Identify all lines of the data containing the string "that" and copy them.

Start of SOURCE MATERIAL

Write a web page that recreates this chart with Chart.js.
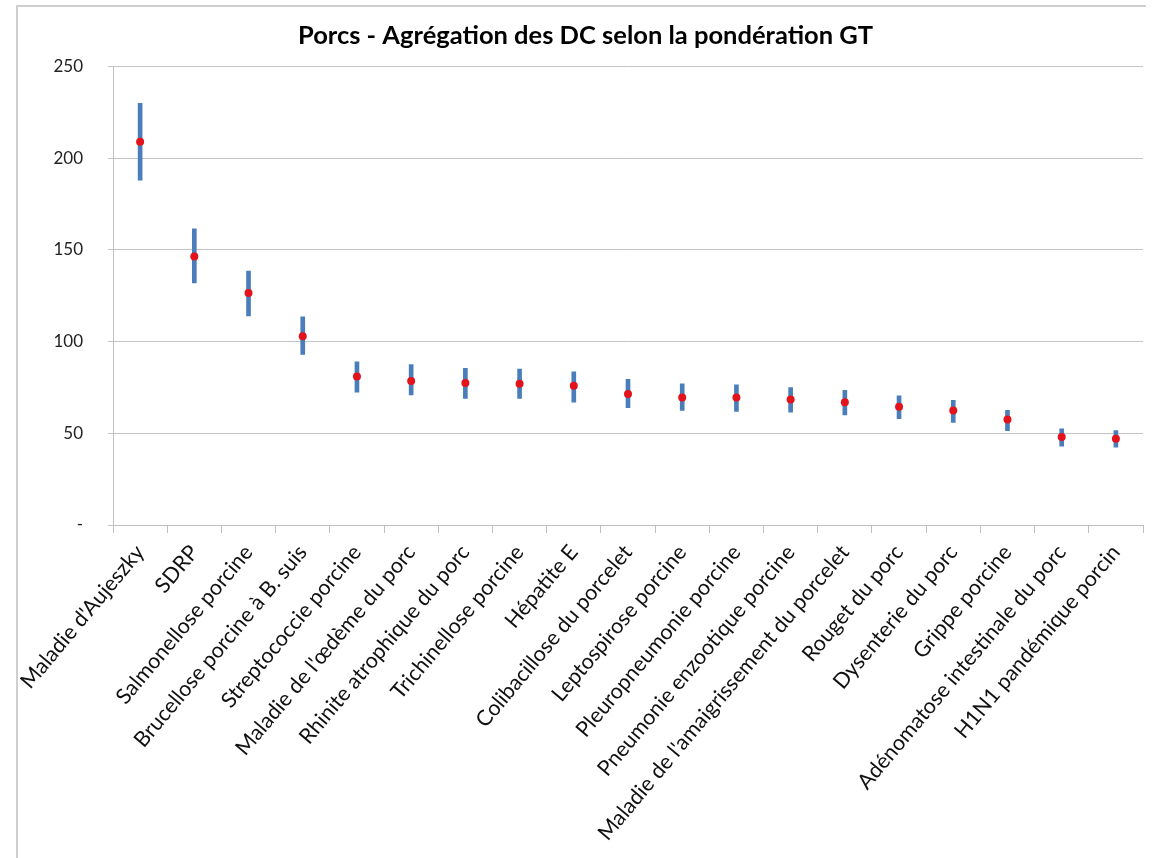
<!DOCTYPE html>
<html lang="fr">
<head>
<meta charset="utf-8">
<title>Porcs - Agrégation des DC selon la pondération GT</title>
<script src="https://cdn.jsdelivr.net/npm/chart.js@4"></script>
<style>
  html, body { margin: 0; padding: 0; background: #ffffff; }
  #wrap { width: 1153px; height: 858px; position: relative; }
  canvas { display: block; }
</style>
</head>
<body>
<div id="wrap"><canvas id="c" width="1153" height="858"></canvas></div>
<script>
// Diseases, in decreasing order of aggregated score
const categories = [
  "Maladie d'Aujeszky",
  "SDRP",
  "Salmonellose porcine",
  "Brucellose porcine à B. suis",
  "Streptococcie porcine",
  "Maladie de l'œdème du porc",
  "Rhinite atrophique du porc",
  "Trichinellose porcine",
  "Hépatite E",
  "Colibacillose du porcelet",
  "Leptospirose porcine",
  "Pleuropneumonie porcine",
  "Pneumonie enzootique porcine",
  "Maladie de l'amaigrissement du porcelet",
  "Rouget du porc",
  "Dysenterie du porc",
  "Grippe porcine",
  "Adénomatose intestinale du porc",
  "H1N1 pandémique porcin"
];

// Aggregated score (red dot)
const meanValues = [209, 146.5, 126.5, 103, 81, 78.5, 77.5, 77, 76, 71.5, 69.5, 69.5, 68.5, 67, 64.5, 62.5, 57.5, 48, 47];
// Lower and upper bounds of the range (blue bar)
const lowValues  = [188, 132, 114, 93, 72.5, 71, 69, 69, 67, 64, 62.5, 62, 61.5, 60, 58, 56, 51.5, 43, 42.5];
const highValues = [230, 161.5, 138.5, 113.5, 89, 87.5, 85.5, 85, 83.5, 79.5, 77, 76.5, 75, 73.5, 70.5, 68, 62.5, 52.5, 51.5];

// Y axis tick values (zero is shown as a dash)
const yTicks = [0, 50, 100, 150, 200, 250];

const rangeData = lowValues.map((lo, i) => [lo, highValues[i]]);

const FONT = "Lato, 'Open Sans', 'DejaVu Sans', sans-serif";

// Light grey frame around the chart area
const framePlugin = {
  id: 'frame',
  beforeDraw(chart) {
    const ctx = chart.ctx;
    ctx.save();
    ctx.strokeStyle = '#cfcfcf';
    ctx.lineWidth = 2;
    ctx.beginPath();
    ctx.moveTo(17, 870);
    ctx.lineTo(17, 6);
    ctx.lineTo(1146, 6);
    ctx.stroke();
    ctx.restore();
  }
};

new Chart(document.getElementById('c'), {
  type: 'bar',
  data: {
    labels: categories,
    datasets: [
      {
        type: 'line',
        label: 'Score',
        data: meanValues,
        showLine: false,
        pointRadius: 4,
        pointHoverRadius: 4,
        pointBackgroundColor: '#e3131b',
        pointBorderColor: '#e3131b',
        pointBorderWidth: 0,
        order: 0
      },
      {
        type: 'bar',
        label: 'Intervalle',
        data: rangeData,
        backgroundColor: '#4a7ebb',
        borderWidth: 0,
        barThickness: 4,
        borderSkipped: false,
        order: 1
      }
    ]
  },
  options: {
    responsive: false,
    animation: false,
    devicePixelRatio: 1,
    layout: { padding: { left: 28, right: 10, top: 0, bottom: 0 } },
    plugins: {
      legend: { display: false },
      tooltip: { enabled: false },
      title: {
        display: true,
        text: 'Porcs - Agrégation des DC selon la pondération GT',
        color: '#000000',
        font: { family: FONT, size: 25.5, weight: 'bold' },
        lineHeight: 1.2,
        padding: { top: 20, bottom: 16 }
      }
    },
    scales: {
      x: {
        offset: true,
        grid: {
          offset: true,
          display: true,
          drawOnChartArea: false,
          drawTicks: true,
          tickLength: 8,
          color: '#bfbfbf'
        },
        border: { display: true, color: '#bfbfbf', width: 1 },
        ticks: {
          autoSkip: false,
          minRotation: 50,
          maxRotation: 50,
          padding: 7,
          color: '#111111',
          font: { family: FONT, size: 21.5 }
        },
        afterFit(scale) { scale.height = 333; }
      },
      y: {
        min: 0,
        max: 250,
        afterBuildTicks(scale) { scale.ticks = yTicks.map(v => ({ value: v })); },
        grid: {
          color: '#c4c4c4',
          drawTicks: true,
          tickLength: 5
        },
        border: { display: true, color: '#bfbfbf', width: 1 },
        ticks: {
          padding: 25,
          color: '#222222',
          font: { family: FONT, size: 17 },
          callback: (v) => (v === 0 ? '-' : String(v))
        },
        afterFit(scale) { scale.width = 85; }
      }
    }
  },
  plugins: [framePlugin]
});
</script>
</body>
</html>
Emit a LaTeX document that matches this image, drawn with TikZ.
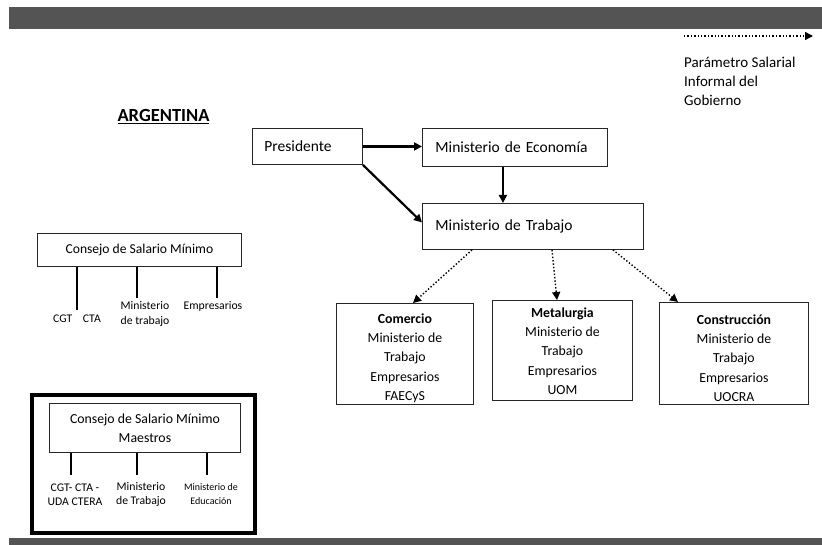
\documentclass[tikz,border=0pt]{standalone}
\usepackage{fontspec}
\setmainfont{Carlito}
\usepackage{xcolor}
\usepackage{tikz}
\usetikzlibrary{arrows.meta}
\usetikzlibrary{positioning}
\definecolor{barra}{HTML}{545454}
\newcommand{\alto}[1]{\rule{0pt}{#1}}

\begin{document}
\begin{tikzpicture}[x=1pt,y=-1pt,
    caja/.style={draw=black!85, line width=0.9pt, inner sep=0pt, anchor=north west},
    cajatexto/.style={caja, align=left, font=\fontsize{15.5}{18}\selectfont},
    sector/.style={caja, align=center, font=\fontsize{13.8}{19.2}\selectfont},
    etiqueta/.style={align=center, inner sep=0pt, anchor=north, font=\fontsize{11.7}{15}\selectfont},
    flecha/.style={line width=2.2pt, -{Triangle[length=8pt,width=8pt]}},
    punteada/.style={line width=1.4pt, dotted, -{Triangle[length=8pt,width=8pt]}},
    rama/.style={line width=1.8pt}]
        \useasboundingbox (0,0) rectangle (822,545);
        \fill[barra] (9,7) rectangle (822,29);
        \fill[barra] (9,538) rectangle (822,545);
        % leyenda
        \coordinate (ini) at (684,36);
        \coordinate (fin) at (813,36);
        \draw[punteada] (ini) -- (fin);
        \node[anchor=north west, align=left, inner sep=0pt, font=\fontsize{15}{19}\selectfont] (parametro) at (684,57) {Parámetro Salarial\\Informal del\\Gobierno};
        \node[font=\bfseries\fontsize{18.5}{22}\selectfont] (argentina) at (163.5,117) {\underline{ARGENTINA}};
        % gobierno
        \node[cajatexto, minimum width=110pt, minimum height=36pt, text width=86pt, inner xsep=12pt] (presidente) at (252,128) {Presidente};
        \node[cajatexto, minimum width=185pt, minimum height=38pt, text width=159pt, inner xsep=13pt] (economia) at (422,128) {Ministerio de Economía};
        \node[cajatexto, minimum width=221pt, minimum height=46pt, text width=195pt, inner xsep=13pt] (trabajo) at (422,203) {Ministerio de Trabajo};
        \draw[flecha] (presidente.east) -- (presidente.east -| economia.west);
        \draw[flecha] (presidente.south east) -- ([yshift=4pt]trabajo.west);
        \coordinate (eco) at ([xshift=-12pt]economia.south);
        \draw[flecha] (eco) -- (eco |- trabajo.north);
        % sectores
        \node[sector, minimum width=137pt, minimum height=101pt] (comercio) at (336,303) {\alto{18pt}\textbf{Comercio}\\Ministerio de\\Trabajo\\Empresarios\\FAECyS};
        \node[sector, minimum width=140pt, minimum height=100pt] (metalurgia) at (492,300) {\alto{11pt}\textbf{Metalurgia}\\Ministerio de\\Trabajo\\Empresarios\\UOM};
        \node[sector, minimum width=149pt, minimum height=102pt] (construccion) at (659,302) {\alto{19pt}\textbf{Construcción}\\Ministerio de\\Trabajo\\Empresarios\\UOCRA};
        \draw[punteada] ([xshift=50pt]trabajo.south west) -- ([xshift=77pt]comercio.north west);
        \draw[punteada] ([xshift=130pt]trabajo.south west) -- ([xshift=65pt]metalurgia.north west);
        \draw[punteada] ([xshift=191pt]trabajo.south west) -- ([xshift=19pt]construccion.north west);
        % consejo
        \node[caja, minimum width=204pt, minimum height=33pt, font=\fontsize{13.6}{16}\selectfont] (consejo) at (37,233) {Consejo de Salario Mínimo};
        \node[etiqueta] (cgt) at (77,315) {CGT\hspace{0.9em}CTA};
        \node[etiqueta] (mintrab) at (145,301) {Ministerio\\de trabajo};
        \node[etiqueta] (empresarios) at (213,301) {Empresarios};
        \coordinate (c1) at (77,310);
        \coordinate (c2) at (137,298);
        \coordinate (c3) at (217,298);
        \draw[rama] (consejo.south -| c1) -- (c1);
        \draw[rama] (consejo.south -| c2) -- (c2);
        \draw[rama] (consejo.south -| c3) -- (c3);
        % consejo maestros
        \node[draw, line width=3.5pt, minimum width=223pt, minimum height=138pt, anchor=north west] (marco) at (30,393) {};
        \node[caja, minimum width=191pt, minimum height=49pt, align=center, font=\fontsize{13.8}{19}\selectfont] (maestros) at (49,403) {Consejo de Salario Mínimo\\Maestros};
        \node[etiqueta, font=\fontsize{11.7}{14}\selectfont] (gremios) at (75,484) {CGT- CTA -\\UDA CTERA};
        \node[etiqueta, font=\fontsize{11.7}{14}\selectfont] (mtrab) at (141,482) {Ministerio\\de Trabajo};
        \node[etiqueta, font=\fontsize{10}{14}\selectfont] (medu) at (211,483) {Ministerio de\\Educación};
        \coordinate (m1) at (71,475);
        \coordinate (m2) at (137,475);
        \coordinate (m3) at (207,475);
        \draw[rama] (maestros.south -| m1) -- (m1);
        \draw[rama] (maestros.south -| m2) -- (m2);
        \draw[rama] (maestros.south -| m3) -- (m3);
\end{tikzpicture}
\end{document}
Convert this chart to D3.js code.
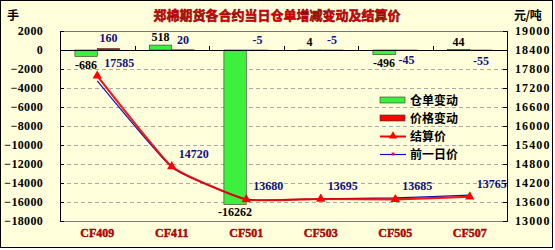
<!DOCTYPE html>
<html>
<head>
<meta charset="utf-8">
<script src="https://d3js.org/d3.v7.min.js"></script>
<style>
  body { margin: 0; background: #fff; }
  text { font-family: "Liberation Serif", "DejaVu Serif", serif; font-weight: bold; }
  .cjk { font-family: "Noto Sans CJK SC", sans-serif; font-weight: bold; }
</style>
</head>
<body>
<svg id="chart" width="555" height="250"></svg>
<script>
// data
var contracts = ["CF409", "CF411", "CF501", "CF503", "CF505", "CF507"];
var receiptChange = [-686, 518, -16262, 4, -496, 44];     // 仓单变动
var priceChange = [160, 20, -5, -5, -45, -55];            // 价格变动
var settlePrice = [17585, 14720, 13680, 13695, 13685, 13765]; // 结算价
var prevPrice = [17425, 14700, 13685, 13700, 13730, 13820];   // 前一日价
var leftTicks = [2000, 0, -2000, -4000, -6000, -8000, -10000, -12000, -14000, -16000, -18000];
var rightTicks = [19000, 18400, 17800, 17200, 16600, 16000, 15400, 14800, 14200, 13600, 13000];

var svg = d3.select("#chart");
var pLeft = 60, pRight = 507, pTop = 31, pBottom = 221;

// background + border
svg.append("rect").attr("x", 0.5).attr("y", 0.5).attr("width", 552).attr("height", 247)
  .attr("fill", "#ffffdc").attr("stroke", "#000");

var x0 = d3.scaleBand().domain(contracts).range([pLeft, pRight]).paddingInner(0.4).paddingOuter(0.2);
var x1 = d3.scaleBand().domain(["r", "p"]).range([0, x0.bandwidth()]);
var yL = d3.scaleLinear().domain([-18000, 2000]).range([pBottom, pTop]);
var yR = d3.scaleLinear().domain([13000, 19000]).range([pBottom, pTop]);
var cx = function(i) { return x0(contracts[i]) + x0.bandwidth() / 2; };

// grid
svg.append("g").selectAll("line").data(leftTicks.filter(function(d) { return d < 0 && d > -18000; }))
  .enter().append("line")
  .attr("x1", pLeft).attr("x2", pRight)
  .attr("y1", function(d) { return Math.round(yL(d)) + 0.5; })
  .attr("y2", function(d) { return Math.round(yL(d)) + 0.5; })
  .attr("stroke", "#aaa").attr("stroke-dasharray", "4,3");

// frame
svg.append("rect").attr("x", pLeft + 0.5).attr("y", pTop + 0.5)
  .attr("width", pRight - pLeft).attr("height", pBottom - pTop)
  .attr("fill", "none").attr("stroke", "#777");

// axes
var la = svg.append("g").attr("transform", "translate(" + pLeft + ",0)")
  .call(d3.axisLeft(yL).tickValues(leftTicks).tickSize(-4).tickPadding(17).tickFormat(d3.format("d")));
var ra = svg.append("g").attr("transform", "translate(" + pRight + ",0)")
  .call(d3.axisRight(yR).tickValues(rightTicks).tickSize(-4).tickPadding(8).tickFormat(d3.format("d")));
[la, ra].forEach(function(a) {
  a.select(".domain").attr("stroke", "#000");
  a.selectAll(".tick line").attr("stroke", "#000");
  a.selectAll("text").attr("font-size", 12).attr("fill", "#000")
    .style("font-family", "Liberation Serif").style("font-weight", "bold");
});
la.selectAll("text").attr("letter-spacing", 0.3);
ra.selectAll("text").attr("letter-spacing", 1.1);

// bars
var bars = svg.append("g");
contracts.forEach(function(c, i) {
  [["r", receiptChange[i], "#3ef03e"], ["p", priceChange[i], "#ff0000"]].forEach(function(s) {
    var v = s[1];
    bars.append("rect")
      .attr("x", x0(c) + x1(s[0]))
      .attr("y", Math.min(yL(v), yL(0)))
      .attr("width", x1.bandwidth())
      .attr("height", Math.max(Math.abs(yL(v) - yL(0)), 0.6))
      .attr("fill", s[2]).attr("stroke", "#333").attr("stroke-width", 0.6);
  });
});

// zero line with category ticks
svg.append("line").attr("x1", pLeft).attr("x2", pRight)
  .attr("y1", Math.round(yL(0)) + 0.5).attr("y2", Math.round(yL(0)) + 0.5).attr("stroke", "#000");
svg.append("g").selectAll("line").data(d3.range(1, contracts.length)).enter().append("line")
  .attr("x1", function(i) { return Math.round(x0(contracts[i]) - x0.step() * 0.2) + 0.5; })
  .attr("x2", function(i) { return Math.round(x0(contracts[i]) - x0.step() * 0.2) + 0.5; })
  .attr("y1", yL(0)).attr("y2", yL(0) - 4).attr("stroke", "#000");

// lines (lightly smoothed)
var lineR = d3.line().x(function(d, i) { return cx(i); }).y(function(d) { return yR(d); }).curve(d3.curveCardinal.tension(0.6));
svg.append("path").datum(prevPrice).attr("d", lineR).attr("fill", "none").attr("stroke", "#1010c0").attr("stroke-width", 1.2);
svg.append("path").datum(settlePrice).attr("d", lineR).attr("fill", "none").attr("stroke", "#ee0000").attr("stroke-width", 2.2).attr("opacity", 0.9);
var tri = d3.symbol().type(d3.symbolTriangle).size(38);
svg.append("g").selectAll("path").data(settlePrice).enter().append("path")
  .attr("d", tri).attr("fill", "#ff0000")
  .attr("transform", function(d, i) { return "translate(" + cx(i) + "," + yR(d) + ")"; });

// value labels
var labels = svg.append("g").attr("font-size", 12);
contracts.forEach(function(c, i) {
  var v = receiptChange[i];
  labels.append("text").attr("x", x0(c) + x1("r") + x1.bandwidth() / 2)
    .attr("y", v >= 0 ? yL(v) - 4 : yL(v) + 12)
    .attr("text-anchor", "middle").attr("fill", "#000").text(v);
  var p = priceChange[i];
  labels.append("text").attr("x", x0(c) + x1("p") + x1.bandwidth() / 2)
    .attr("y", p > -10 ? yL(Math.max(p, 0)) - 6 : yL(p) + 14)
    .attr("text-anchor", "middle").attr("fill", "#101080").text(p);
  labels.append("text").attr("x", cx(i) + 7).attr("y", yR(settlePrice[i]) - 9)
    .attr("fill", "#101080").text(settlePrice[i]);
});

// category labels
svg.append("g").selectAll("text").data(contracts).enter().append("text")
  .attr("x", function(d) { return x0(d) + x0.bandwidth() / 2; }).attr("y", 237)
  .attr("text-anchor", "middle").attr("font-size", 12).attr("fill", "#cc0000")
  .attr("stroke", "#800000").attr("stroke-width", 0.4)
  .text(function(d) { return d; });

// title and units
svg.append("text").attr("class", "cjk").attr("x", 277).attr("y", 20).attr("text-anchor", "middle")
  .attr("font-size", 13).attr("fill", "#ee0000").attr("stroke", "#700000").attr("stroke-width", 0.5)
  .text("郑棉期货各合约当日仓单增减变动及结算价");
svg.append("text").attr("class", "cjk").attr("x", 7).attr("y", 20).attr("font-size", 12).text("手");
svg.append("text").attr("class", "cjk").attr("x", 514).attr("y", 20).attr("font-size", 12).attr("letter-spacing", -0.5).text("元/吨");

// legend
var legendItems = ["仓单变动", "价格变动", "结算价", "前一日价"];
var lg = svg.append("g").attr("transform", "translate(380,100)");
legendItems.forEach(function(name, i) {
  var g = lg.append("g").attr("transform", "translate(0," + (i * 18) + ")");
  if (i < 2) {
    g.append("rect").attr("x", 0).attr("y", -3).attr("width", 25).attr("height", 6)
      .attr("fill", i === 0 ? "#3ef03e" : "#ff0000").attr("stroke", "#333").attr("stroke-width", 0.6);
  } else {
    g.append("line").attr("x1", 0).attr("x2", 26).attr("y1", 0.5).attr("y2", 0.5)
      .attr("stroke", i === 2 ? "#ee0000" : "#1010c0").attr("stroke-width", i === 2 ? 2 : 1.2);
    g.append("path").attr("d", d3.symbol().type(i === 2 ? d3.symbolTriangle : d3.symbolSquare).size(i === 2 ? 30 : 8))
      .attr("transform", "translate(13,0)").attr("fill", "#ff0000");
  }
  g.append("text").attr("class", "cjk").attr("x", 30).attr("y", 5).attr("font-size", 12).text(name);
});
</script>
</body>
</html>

End of SOURCE MATERIAL

- [EXERCISE SOLUTION]:
Write a web page that recreates this chart with Chart.js.
Emit a LaTeX document that matches this image, drawn with TikZ.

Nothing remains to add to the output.